__What is expected__
Type out the data exactly as given. Skip any image.

__Recorded data__

——————————

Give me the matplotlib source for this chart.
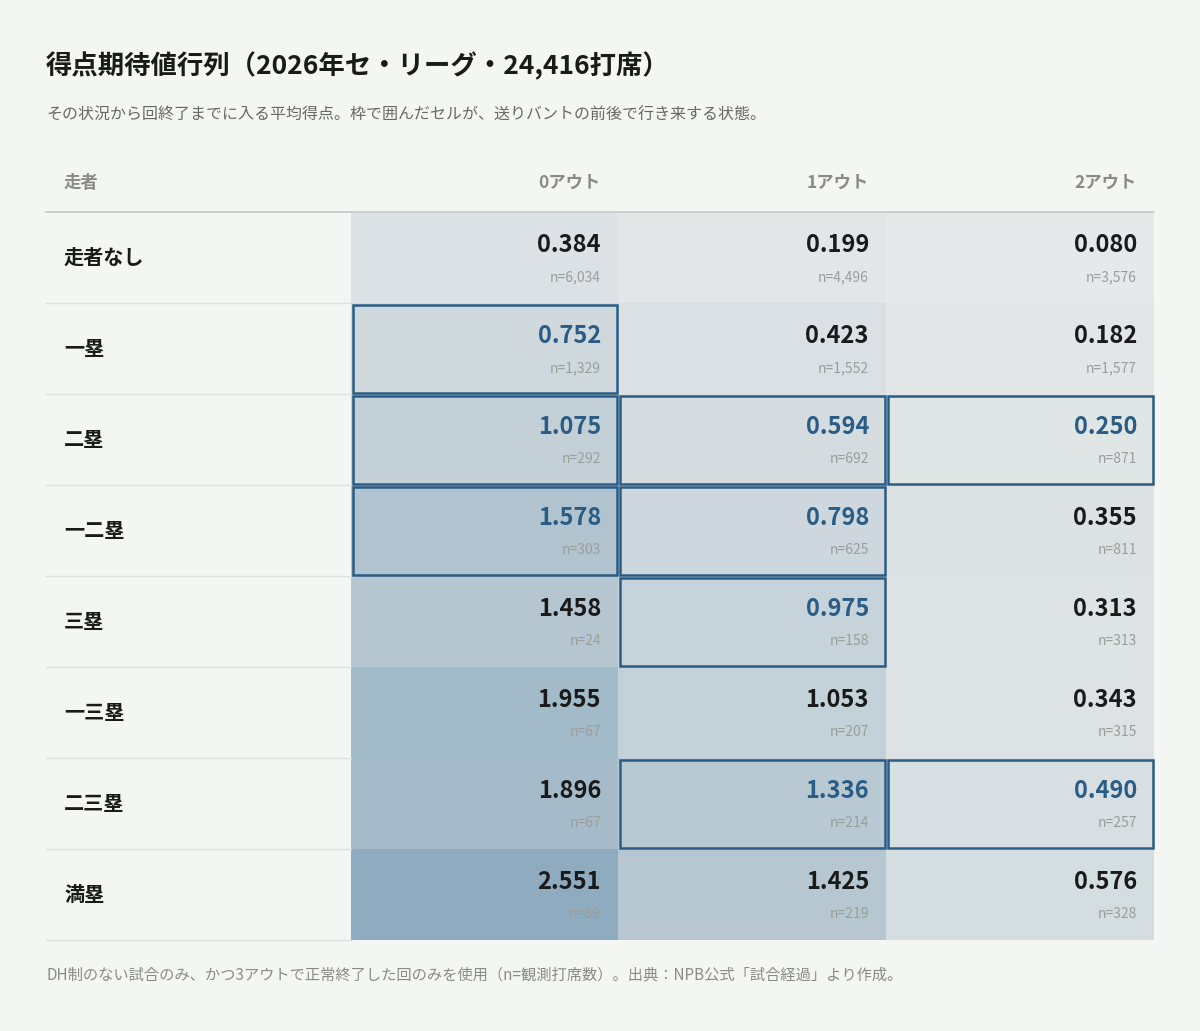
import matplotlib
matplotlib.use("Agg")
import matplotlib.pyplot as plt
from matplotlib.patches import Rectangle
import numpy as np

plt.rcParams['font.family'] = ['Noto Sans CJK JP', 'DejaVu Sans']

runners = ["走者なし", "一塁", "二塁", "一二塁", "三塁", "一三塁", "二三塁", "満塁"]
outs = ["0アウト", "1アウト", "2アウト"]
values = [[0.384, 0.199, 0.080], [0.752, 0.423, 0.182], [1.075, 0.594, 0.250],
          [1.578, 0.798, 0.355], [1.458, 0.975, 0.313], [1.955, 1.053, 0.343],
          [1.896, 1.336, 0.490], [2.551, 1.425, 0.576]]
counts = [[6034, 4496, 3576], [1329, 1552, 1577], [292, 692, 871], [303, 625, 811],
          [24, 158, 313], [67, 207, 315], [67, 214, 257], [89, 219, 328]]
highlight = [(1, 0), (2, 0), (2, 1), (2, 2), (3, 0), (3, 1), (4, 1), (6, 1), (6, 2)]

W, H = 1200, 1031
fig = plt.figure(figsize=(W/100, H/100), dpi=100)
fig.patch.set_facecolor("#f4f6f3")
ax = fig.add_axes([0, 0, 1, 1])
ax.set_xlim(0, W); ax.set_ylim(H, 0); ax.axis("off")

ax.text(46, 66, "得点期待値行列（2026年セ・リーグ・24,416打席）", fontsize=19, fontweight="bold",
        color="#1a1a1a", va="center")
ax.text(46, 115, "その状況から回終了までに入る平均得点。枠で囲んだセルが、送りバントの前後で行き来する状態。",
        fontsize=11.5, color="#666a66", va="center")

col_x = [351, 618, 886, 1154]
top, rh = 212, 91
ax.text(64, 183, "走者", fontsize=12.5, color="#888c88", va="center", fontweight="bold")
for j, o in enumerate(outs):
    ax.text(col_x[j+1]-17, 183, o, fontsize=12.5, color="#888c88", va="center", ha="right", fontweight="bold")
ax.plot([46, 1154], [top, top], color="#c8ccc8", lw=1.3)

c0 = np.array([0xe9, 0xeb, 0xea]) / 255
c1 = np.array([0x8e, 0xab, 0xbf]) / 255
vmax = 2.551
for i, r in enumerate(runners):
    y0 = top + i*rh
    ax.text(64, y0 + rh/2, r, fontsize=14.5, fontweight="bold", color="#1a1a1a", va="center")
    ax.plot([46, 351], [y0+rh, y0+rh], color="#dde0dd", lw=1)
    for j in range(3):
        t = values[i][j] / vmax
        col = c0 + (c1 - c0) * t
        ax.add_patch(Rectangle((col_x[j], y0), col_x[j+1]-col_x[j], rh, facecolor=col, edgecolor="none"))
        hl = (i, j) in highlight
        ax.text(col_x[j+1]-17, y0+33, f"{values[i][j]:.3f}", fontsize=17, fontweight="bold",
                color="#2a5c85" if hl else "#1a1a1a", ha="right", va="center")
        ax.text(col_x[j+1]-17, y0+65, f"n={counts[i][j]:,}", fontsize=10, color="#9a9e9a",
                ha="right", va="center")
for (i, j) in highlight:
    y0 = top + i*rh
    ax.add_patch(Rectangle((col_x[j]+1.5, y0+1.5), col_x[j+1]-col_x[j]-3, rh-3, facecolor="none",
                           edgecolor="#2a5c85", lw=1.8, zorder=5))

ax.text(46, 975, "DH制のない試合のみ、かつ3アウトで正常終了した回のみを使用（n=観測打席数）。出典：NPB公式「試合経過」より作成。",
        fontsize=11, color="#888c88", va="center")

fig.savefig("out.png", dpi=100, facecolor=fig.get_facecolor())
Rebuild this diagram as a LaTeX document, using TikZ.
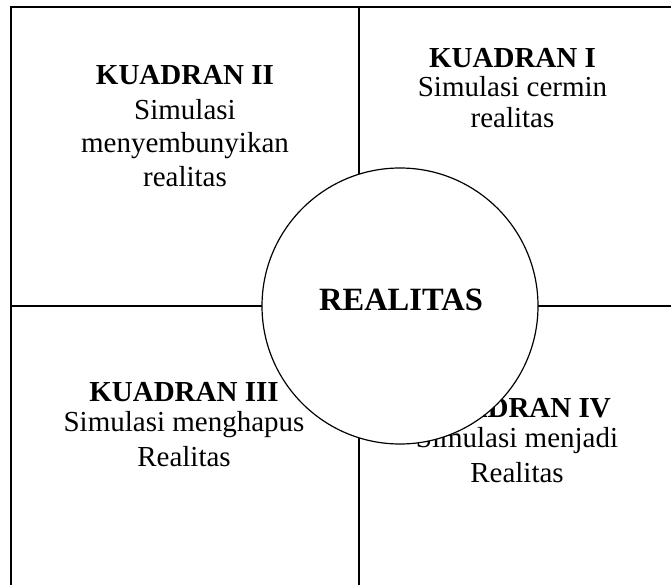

——————————

__Response to the task__
Give me the matplotlib source for this chart.
import matplotlib
matplotlib.use("Agg")
import matplotlib.pyplot as plt
from matplotlib.patches import Rectangle
import numpy as np

plt.rcParams['font.family'] = ['Noto Sans CJK JP', 'DejaVu Sans']

runners = ["走者なし", "一塁", "二塁", "一二塁", "三塁", "一三塁", "二三塁", "満塁"]
outs = ["0アウト", "1アウト", "2アウト"]
values = [[0.384, 0.199, 0.080], [0.752, 0.423, 0.182], [1.075, 0.594, 0.250],
          [1.578, 0.798, 0.355], [1.458, 0.975, 0.313], [1.955, 1.053, 0.343],
          [1.896, 1.336, 0.490], [2.551, 1.425, 0.576]]
counts = [[6034, 4496, 3576], [1329, 1552, 1577], [292, 692, 871], [303, 625, 811],
          [24, 158, 313], [67, 207, 315], [67, 214, 257], [89, 219, 328]]
highlight = [(1, 0), (2, 0), (2, 1), (2, 2), (3, 0), (3, 1), (4, 1), (6, 1), (6, 2)]

W, H = 1200, 1031
fig = plt.figure(figsize=(W/100, H/100), dpi=100)
fig.patch.set_facecolor("#f4f6f3")
ax = fig.add_axes([0, 0, 1, 1])
ax.set_xlim(0, W); ax.set_ylim(H, 0); ax.axis("off")

ax.text(46, 66, "得点期待値行列（2026年セ・リーグ・24,416打席）", fontsize=19, fontweight="bold",
        color="#1a1a1a", va="center")
ax.text(46, 115, "その状況から回終了までに入る平均得点。枠で囲んだセルが、送りバントの前後で行き来する状態。",
        fontsize=11.5, color="#666a66", va="center")

col_x = [351, 618, 886, 1154]
top, rh = 212, 91
ax.text(64, 183, "走者", fontsize=12.5, color="#888c88", va="center", fontweight="bold")
for j, o in enumerate(outs):
    ax.text(col_x[j+1]-17, 183, o, fontsize=12.5, color="#888c88", va="center", ha="right", fontweight="bold")
ax.plot([46, 1154], [top, top], color="#c8ccc8", lw=1.3)

c0 = np.array([0xe9, 0xeb, 0xea]) / 255
c1 = np.array([0x8e, 0xab, 0xbf]) / 255
vmax = 2.551
for i, r in enumerate(runners):
    y0 = top + i*rh
    ax.text(64, y0 + rh/2, r, fontsize=14.5, fontweight="bold", color="#1a1a1a", va="center")
    ax.plot([46, 351], [y0+rh, y0+rh], color="#dde0dd", lw=1)
    for j in range(3):
        t = values[i][j] / vmax
        col = c0 + (c1 - c0) * t
        ax.add_patch(Rectangle((col_x[j], y0), col_x[j+1]-col_x[j], rh, facecolor=col, edgecolor="none"))
        hl = (i, j) in highlight
        ax.text(col_x[j+1]-17, y0+33, f"{values[i][j]:.3f}", fontsize=17, fontweight="bold",
                color="#2a5c85" if hl else "#1a1a1a", ha="right", va="center")
        ax.text(col_x[j+1]-17, y0+65, f"n={counts[i][j]:,}", fontsize=10, color="#9a9e9a",
                ha="right", va="center")
for (i, j) in highlight:
    y0 = top + i*rh
    ax.add_patch(Rectangle((col_x[j]+1.5, y0+1.5), col_x[j+1]-col_x[j]-3, rh-3, facecolor="none",
                           edgecolor="#2a5c85", lw=1.8, zorder=5))

ax.text(46, 975, "DH制のない試合のみ、かつ3アウトで正常終了した回のみを使用（n=観測打席数）。出典：NPB公式「試合経過」より作成。",
        fontsize=11, color="#888c88", va="center")

fig.savefig("out.png", dpi=100, facecolor=fig.get_facecolor())
Rebuild this diagram as a LaTeX document, using TikZ.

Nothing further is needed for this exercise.